BG5150 Posted September 15, 2009 Posted September 15, 2009 I have a 401(k) plan that has as a distribution option installment payments figured over the life expectancy of the participant. Say a person selects this method. But three years later, she wants/needs the money. Can she cease those payments and take a lump-sum distribution for the remaining amount? QKA, QPA, CPC, ERPATwo wrongs don't make a right, but three rights make a left.
david rigby Posted September 15, 2009 Posted September 15, 2009 In most plans, this will already be determined by plan provisions. I'm a retirement actuary. Nothing about my comments is intended or should be construed as investment, tax, legal or accounting advice. Occasionally, but not all the time, it might be reasonable to interpret my comments as actuarial or consulting advice.

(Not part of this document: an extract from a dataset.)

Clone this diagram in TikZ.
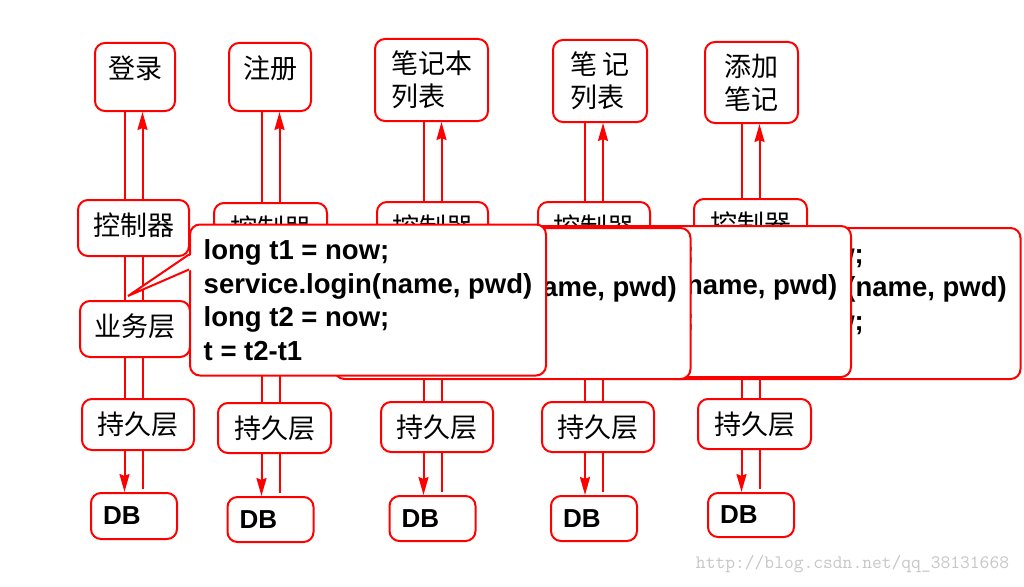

J Simmons Posted September 15, 2009 Posted September 15, 2009 If this former EE quit before reaching age 55, began taking the installments over his life expectancy, no more than 5 years has passed or is under age 59 1/2, then by taking the lump sum he might face the 10% early distribution penalty on amounts already taken. John Simmons johnsimmonslaw@gmail.com Note to Readers: For you, I'm a stranger posting on a bulletin board. Posts here should not be given the same weight as personalized advice from a professional who knows or can learn all the facts of your situation.
Mike Preston Posted September 15, 2009 Posted September 15, 2009 As David said, yes, assuming the plan document allows.